Riset ini juga mempertanyakan, informasi atau apa saja yang disebarkan melalui media sosialnya. Bagi kelompok responden pertama, fokus info yang lansung mereka bagikan adalah informasi, meme dan vidio korban meninggal atau pasien diduga Covid-19.

Sebaran riset online ini diberikan secara acak kepada pengguna media sosial di 5 Kota Besar di Pulau Jawa (Jakarta, Bandung, Semarang, Yogyakarta dan Surabaya) dan 5 kota lainnya di luar Pulau Jawa (Palembang, Riau, Makassar, Palangka Raya, dan Banjarmasin).

Mengutip teori “Implosi Media”-nya McLuhan (1964), serangan informasi tak terverfikasi di media sosial di samping media mainstream lainnya, memberi pengaruh sangat besar pada pola pikir, pemahaman, bahkan perilaku dari masyarakat. Ini yang penulis sebut Corona (Stu)vid-19, yaitu orang yang tidak sadar bahwa informasi yang mereka sebarkan berpengaruh besar pada orang lain, menimbulkan kecemasan, histeria dan kepanikan berlebihan.

Tak heran, jika kemudian Kementerian Komunikasi dan Informatika mencatat lebih dari 100 hoax alias berita palsu yang berhubungan dengan Covid-19. Bahkan Kapolri Idham Azis pada saat Rapat Dengar Pendapat dengan Komisi III DPR (31/03/20) mengungkapkan, telah menangkap 51 orang penyebar hoax Covid-19 dan memblokir 39 akun media sosial yang diduga sumber berita palsu tersebut.
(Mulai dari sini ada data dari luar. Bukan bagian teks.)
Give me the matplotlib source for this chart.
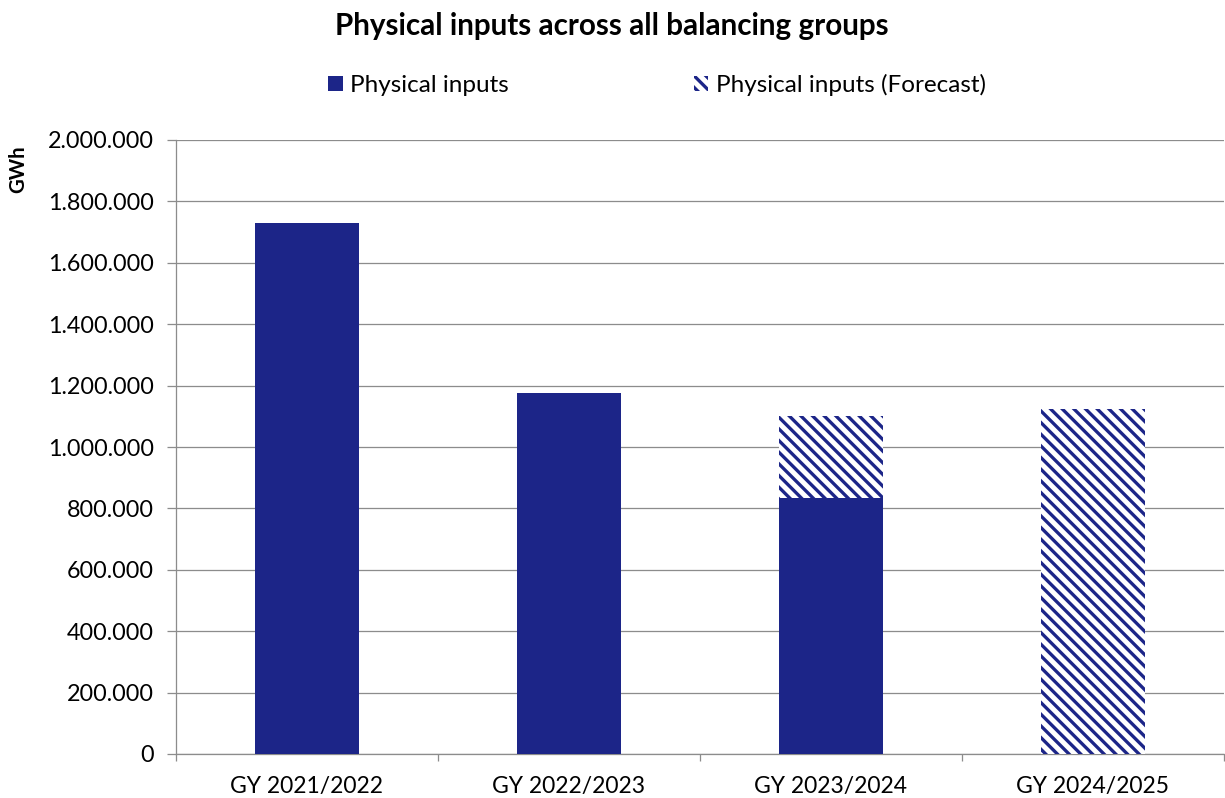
import matplotlib
matplotlib.use("Agg")
import matplotlib.pyplot as plt
from matplotlib.ticker import FuncFormatter, FixedLocator
import numpy as np

NAVY = "#1c2588"
GRID = "#8c8c8c"

categories = ["GY 2021/2022", "GY 2022/2023", "GY 2023/2024", "GY 2024/2025"]
actual = [1730000, 1176000, 834000, 0]          # GWh, measured
forecast_extra = [0, 0, 267000, 1124000]        # GWh, forecast on top of actual

plt.rcParams["font.family"] = ["Lato", "DejaVu Sans"]
plt.rcParams["hatch.linewidth"] = 3.4
plt.rcParams["hatch.color"] = NAVY

DPI = 70
fig = plt.figure(figsize=(1225 / DPI, 798 / DPI), dpi=DPI)
ax = fig.add_axes([176 / 1225, 1 - 754 / 798, 1048 / 1225, 614 / 798])

x = np.arange(len(categories))
ax.bar(x, actual, width=0.4, color=NAVY, linewidth=0, label="Physical inputs", zorder=3)
ax.bar(x, forecast_extra, width=0.4, bottom=actual, facecolor="white",
       edgecolor=NAVY, linewidth=0, hatch="\\\\", label="Physical inputs (Forecast)", zorder=3)

ax.set_xlim(-0.5, len(categories) - 0.5)
ax.set_ylim(0, 2000000)
ax.set_yticks(np.arange(0, 2000001, 200000))
ax.yaxis.set_major_formatter(FuncFormatter(lambda v, p: f"{int(v):,}".replace(",", ".")))
ax.grid(axis="y", color=GRID, linewidth=1.3, zorder=0)

ax.set_xticks(x)
ax.set_xticklabels(categories)
ax.xaxis.set_minor_locator(FixedLocator(np.arange(-0.5, len(categories), 1.0)))
ax.tick_params(axis="x", which="major", length=0, pad=23, labelsize=23.5)
ax.tick_params(axis="x", which="minor", length=7, width=1.3, color=GRID)
ax.tick_params(axis="y", length=9, width=1.3, color=GRID, labelsize=24, pad=14)

for s in ["top", "right"]:
    ax.spines[s].set_visible(False)
for s in ["left", "bottom"]:
    ax.spines[s].set_color(GRID)
    ax.spines[s].set_linewidth(1.3)

ax.set_ylabel("GWh", fontsize=21, fontweight="bold")
ax.yaxis.set_label_coords(-0.141, 0.953)

fig.suptitle("Physical inputs across all balancing groups", fontsize=30.5,
             fontweight="bold", x=612 / 1225, y=1 - 26 / 798, va="center")

fig.legend(loc="center", bbox_to_anchor=(657 / 1225, 1 - 85 / 798), ncol=2,
           frameon=False, fontsize=25, handlelength=0.6, handleheight=0.6,
           handletextpad=0.3, columnspacing=7.6)

fig.savefig("out.png", dpi=DPI)
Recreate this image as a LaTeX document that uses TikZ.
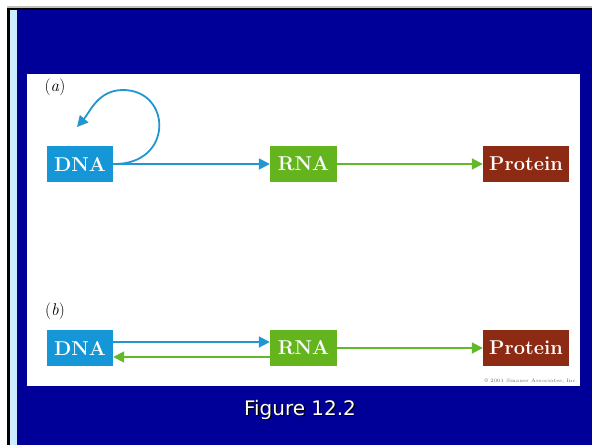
\documentclass[tikz,border=0pt]{standalone}
\usepackage{fontspec}
\newfontfamily\slidefont{DejaVu Sans}
\usetikzlibrary{arrows.meta}
\definecolor{cslide}{RGB}{0,0,153}
\definecolor{cstrip}{RGB}{204,236,255}
\definecolor{cdna}{RGB}{20,150,215}
\definecolor{crna}{RGB}{100,180,30}
\definecolor{cprot}{RGB}{140,42,20}
\definecolor{cblue}{RGB}{35,150,210}
\definecolor{cgreen}{RGB}{100,185,40}

\begin{document}
\begin{tikzpicture}[x=1pt, y=-1pt,
    >={Triangle[length=11pt,width=11pt]},
    gene/.style={minimum height=36pt, inner sep=0pt, text=white,
                 font=\fontsize{20}{20}\selectfont\bfseries},
    flow/.style={->, line width=1.8pt},
    panel/.style={font=\fontsize{17}{17}\selectfont},
    caption/.style={font=\slidefont\fontsize{20}{20}\selectfont},
  ]
  \useasboundingbox (0,0) rectangle (592,445);
  % slide frame
  \fill[white] (0,0) rectangle (592,445);
  \fill[black!25] (7,6) rectangle (592,8);
  \fill[black] (7,8) rectangle (592,445);
  \fill[cstrip] (10,10) rectangle (17,445);
  \fill[cslide] (17,10) rectangle (592,445);
  \fill[white] (27,74) rectangle (580,386);
  % (a)
  \node[panel] (labA) at (55,87) {(\textit{a})};
  \node[gene, fill=cdna, minimum width=66pt] (dnaA) at (80,164) {DNA};
  \node[gene, fill=crna, minimum width=67pt] (rnaA) at (303.5,164) {RNA};
  \node[gene, fill=cprot, minimum width=86pt] (protA) at (526,164) {Protein};
  \draw[flow, cblue] (dnaA) -- (rnaA);
  \draw[flow, cgreen] (rnaA) -- (protA);
  \coordinate (loopend) at (77,127);
  \draw[flow, cblue] (dnaA.east) .. controls (174,165) and (172,90) .. (123,90)
    .. controls (98,90) and (90,112) .. (loopend);
  % (b)
  \node[panel] (labB) at (55,311) {(\textit{b})};
  \node[gene, fill=cdna, minimum width=66pt] (dnaB) at (80,348) {DNA};
  \node[gene, fill=crna, minimum width=67pt] (rnaB) at (303.5,348) {RNA};
  \node[gene, fill=cprot, minimum width=86pt] (protB) at (526,348) {Protein};
  \draw[flow, cblue] ([yshift=6pt]dnaB.east) -- ([yshift=6pt]rnaB.west);
  \draw[flow, cgreen] ([yshift=-9pt]rnaB.west) -- ([yshift=-9pt]dnaB.east);
  \draw[flow, cgreen] (rnaB) -- (protB);
  \node[font=\fontsize{5}{5}\selectfont, text=black!60, anchor=east, inner sep=0pt]
    (credit) at (578,381) {\textcopyright\ 2001 Sinauer Associates, Inc.};
  % caption
  \node[caption, text=black] (figshadow) at (301.2,411.2) {Figure 12.2};
  \node[caption, text=white] (fig) at (300,410) {Figure 12.2};
\end{tikzpicture}
\end{document}
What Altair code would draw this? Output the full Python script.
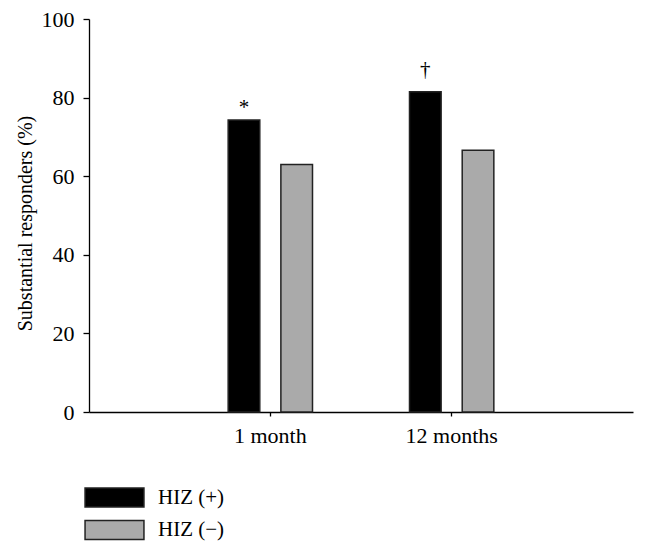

Bagi kita, perlu kecerdasan, kewarasan, kebijaksanaan, dan kehati-hatian dalam menyebarkan informasi apapun yang berhubungan dengan Covid-19 apalagi yang berhubungan dengan pasien dan korban. Jangan sampai kita termasuk orang dalam kelompok yang disinyalir dalam viral of silent-nya Elisabeth Noelle Neumann (1973), sebagai “virus” yang dapat membunuh orang lain lebih hebat daripada virus corona itu sendiri. Stop jadi Corona (Stu)vid-19. Wallahu a’lam.